Unlike Dwayne’s, my swearing days are scheduled more frequently than once a year.
Like, when Wesley takes the scarf I am knitting for him off the needles. Three times. I thought his bottom wouldn’t handle a third time but he was up for the challenge. He also cut the yarn. The final time, I ripped up his scarf myself as I am. Done. With. Him.
Or when Kyla puts her tea in the refrigerator at a precarious tilt and it spills all over the shelves when I get the milk out.
Or when the sturdy wood towel rack in the downstairs bathroom is found on the ground with large holes left in the wall and Wesley and Piper blame each other.
Don’t forget when Wesley locked a kitten in the cat carrier again after several warnings, threats, and corrections forr doing this several times previously. Again, I must move this item out of his reach instead of relying on his obedience to a very clear rule. I. Am. So. Done. With. Wesley. And I am running out of spaces in the house that he truly cannot reach.

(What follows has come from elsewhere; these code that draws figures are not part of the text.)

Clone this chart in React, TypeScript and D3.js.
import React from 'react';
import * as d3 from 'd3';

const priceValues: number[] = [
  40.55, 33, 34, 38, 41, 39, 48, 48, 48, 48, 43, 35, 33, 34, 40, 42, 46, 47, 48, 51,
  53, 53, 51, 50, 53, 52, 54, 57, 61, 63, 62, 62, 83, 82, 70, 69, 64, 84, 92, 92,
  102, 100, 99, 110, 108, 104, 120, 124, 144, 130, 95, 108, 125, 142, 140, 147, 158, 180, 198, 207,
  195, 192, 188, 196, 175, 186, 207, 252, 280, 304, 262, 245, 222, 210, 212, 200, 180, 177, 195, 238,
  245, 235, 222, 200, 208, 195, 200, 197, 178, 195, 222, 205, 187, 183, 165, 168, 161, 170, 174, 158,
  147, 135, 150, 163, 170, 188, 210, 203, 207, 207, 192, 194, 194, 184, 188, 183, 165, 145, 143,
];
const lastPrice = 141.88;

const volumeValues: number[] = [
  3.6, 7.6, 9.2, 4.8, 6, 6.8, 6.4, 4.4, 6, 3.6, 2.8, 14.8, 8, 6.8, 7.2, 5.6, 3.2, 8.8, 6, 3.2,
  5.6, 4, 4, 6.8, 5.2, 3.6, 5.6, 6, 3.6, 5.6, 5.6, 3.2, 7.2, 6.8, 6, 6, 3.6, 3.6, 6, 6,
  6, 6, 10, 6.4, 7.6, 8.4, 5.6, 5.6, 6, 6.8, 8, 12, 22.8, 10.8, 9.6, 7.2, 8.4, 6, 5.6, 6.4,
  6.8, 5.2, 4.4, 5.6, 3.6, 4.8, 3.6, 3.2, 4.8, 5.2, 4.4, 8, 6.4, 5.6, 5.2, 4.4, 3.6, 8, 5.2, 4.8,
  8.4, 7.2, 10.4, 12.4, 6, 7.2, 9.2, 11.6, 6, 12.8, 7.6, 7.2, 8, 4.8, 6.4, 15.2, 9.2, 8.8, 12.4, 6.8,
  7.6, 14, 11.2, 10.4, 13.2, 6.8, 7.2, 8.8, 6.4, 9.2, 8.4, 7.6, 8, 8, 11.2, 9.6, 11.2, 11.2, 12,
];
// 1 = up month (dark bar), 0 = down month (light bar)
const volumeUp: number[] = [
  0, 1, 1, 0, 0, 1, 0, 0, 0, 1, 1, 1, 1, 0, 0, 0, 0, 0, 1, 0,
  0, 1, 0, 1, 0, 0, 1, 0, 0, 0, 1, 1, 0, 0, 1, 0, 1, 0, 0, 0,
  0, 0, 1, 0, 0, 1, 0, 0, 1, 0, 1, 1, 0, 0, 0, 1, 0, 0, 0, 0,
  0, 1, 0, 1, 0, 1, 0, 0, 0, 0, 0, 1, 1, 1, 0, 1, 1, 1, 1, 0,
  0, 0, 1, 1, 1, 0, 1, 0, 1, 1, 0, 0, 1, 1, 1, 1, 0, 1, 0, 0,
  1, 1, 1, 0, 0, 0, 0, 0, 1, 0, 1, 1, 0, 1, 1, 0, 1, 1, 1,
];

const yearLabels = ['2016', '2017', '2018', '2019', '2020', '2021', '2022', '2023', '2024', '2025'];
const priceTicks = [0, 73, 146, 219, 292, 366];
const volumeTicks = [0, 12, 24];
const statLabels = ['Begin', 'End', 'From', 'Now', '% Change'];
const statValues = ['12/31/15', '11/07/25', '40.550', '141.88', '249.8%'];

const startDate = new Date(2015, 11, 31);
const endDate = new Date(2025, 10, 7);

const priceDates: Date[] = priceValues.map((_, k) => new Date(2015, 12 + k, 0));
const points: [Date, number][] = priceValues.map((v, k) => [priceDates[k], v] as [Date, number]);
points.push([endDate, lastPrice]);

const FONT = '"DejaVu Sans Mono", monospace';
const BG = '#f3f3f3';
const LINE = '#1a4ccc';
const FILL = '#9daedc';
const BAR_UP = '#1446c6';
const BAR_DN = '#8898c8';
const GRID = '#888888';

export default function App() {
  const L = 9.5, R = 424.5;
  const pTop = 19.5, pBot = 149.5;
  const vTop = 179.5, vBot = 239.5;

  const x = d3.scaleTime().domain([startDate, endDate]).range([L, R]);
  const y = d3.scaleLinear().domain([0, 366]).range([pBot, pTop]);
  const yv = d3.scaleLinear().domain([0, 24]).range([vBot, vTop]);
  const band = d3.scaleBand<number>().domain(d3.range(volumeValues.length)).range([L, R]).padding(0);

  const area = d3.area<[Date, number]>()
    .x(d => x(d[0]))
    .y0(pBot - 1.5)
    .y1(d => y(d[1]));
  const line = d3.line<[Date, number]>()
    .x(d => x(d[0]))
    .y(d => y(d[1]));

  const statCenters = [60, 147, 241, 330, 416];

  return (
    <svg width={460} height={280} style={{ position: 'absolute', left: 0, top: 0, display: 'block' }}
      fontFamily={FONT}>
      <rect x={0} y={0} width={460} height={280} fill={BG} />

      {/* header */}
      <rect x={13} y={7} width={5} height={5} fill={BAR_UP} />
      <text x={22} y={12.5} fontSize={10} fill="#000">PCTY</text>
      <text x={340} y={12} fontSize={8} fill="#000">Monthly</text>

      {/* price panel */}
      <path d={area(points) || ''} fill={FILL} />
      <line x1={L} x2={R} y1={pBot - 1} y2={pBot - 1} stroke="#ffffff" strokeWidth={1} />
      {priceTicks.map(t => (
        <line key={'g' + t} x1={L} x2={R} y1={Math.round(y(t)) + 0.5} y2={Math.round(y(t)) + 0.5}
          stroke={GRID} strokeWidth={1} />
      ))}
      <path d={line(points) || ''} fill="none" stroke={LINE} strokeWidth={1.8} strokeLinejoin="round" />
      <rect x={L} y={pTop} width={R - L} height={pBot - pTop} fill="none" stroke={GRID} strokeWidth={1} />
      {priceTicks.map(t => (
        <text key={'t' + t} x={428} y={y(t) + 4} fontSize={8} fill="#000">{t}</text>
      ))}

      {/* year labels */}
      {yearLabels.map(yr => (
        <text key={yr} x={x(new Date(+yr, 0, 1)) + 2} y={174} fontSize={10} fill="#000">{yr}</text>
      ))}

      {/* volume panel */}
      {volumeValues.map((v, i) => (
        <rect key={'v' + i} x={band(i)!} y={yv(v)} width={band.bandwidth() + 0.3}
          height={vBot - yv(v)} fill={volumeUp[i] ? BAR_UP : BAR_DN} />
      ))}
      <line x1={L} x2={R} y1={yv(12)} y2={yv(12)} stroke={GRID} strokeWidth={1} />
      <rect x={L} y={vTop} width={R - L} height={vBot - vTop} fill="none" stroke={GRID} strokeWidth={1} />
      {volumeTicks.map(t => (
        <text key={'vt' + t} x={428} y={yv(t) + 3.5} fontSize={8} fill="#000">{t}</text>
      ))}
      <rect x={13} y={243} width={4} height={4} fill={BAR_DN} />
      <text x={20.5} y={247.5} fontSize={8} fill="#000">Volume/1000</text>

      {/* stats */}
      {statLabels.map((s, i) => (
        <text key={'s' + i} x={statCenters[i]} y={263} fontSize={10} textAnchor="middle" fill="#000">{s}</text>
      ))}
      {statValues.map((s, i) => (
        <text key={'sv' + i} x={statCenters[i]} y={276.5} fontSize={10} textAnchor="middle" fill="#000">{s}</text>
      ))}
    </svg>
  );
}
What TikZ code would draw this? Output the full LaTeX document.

Or when Piper takes 2 days to clean her room, and still doesn’t finish it and then whines and promises to do better with one more chance when I take away her CD player, to be returned when she really, truly has cleaned her bedroom.
Or, after stating several times that there would not be powdered sugar for their French toast, still hearing in a super-whiney voice, “but I want powered sugar”.

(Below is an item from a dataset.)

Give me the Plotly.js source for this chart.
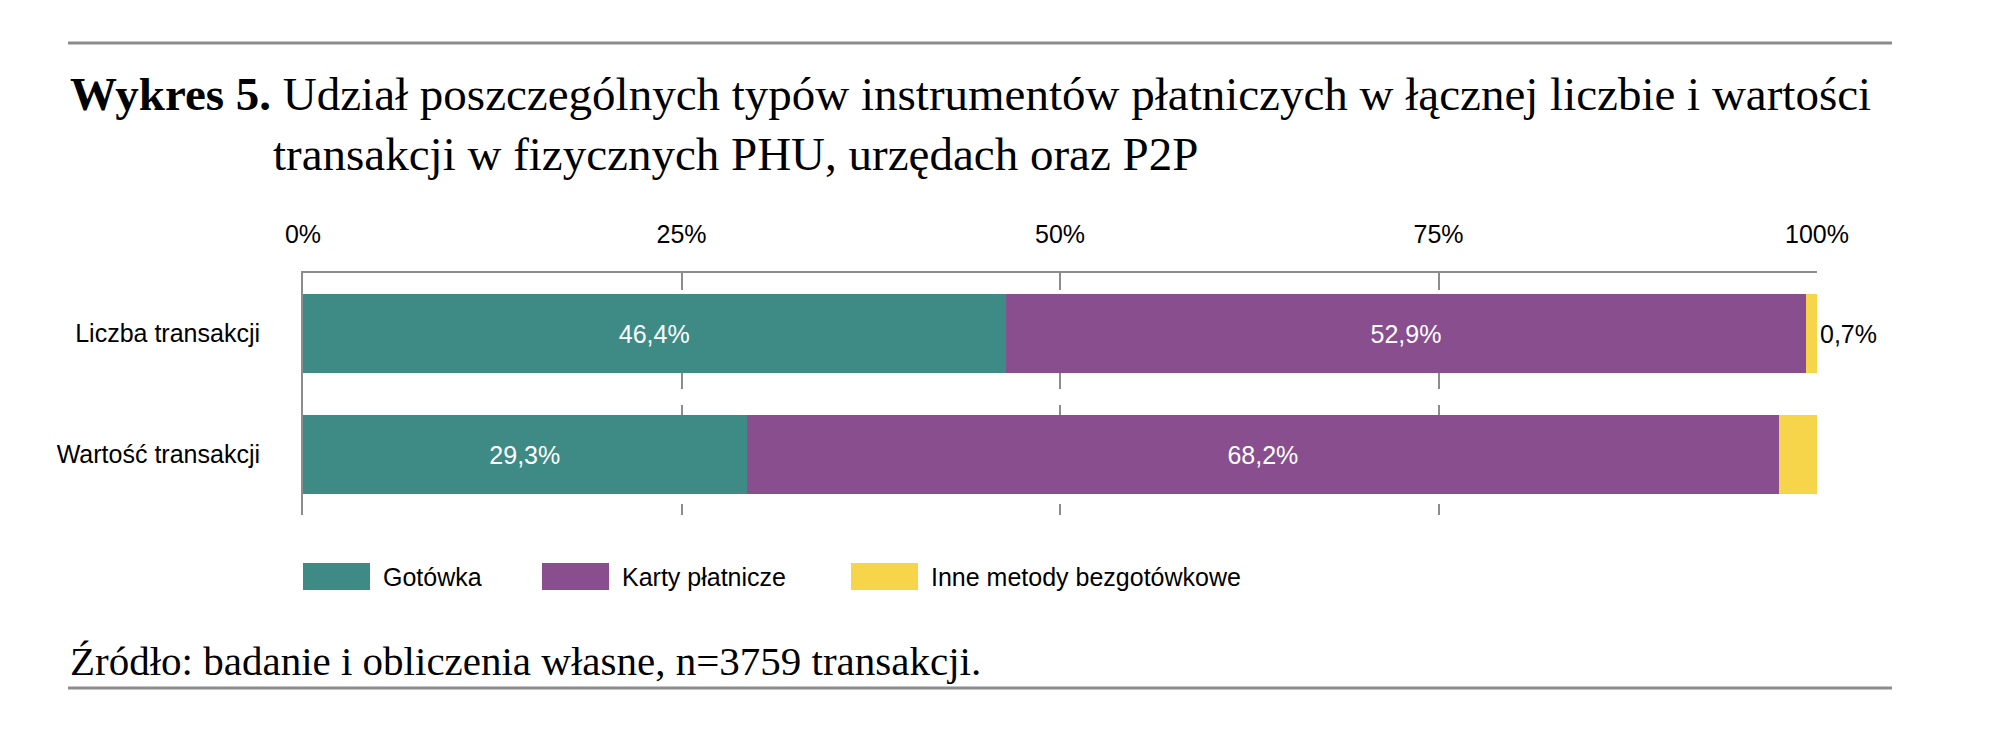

Or every Monday, Tuesday, Wednesday, and Thursday at 12:20 I say, “Put on your shoes and coats and get in the car—we’re going to preschool!” and Piper and Wesley still don’t put on their shoes, coats, or get in the car. F0ur months, my friends.
And every single one of these things happened just today.
And by “periods”, they mean “children”.
[Mom, dementors are the ghost-like magical creatures that literally suck the joy and happiness out of a person until s/he is either comatose or dead. You’d know this if you’d read past the first chapter of Harry Potter. Seriously, what do you do with your time? Just stand in your kitchen doing the happy-dance to celebrate not having young children anymore? Because someday, I want to join you. And I am sincerely sorry for every annoying or destructive thing I did from the time I was 18 months to 18 years.]